Given exercise: Leaving out every picture, retype the lines below from the top through the one that contains "0.607, 0.572, 0.572];".

Given records:
## start

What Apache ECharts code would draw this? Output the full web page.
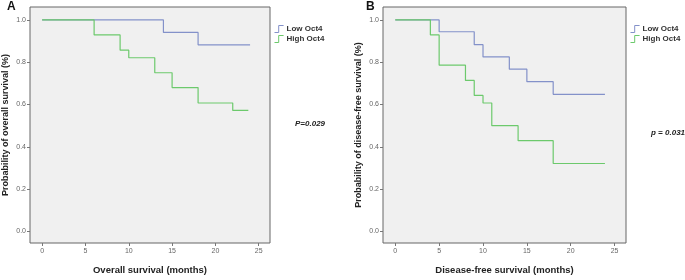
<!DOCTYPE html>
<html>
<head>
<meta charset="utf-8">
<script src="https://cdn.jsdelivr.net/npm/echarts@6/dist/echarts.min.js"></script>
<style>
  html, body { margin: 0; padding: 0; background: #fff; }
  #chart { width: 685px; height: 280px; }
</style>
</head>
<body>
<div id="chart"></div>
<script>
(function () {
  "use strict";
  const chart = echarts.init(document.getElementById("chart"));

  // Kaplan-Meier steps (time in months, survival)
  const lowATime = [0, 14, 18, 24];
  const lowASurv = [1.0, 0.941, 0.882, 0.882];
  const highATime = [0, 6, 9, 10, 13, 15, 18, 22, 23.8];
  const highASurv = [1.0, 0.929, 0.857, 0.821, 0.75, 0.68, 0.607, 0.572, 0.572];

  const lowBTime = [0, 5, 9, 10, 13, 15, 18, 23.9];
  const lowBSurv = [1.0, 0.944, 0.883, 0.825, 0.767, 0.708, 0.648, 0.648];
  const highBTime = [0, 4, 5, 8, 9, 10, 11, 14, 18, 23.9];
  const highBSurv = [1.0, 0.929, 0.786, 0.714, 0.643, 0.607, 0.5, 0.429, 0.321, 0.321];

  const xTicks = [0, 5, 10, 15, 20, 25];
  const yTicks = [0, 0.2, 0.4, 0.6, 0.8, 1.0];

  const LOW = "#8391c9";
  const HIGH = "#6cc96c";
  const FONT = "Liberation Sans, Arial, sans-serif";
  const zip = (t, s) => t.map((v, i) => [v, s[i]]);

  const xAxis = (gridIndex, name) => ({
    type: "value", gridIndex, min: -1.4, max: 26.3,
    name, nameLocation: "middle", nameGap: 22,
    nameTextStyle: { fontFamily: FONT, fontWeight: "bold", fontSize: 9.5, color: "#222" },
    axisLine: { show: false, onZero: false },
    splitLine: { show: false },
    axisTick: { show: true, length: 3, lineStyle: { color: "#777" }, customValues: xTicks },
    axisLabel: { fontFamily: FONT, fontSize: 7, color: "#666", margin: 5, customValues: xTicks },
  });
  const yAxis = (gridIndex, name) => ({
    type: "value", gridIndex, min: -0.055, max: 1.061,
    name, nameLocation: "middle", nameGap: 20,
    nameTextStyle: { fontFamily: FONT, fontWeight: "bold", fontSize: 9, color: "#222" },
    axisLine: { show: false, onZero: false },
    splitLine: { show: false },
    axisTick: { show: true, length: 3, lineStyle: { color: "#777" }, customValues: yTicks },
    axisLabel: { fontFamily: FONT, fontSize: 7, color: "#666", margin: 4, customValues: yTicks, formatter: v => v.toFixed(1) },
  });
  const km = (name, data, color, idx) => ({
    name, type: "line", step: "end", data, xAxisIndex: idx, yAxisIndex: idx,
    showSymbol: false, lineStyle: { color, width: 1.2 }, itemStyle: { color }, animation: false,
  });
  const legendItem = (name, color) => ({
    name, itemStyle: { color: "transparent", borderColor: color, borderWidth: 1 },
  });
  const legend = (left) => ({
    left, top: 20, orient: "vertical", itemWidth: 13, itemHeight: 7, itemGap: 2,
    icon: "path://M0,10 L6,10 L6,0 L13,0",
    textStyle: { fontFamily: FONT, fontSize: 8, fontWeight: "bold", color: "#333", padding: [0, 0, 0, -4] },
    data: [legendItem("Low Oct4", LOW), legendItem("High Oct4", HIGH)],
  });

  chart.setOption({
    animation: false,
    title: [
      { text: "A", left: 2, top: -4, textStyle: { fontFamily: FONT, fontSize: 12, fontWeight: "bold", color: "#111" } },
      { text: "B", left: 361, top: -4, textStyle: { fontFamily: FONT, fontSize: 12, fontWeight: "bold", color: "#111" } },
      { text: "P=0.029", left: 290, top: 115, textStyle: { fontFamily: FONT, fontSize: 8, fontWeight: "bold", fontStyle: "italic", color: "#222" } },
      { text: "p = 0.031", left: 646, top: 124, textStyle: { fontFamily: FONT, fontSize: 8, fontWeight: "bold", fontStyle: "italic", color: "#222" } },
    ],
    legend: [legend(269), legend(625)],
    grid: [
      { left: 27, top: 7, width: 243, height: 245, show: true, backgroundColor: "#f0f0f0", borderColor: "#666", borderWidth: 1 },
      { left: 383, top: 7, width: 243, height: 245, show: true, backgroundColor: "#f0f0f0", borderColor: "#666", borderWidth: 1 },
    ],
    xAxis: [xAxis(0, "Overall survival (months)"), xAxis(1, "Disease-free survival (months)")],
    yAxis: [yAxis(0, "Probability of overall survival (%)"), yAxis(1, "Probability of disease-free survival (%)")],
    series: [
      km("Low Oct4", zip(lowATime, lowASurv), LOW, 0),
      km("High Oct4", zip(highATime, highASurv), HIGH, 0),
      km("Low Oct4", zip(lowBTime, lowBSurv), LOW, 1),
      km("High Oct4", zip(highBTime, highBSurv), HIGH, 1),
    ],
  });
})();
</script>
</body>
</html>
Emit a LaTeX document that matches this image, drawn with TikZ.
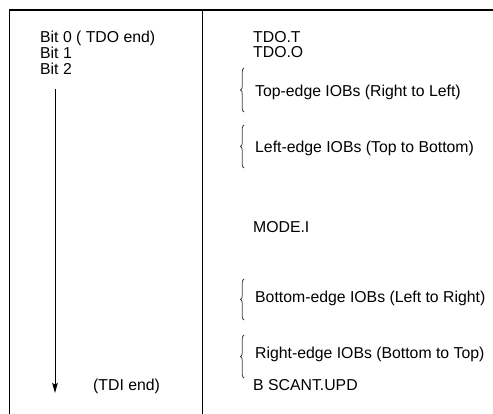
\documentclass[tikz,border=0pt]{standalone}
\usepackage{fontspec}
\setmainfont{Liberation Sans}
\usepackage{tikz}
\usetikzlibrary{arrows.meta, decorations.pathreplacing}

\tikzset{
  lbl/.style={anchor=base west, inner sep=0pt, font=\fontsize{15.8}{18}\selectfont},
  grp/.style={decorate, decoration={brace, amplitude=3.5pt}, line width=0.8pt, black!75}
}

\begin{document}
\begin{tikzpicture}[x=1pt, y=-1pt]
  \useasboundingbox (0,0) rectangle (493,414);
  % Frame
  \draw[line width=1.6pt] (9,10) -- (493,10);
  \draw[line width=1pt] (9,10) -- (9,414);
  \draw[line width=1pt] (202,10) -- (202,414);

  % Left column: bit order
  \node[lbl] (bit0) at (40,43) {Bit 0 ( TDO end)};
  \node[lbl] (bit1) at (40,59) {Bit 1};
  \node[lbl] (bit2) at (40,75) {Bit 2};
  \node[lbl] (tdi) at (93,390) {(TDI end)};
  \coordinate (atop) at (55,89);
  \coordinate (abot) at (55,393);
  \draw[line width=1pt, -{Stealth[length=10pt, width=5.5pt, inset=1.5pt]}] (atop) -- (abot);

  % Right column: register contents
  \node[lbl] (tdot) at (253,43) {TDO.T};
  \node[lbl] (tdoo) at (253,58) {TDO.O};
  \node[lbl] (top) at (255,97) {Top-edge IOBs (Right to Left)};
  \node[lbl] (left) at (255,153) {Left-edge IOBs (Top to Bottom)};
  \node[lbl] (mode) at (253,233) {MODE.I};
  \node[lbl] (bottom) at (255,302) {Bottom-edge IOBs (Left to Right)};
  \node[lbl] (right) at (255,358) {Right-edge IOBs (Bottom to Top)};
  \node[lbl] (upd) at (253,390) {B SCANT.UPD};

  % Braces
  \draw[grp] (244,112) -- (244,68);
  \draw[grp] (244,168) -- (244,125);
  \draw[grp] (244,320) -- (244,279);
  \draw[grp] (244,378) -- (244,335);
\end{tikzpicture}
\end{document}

## end

Final result:
What Apache ECharts code would draw this? Output the full web page.
<!DOCTYPE html>
<html>
<head>
<meta charset="utf-8">
<script src="https://cdn.jsdelivr.net/npm/echarts@6/dist/echarts.min.js"></script>
<style>
  html, body { margin: 0; padding: 0; background: #fff; }
  #chart { width: 685px; height: 280px; }
</style>
</head>
<body>
<div id="chart"></div>
<script>
(function () {
  "use strict";
  const chart = echarts.init(document.getElementById("chart"));

  // Kaplan-Meier steps (time in months, survival)
  const lowATime = [0, 14, 18, 24];
  const lowASurv = [1.0, 0.941, 0.882, 0.882];
  const highATime = [0, 6, 9, 10, 13, 15, 18, 22, 23.8];
  const highASurv = [1.0, 0.929, 0.857, 0.821, 0.75, 0.68, 0.607, 0.572, 0.572];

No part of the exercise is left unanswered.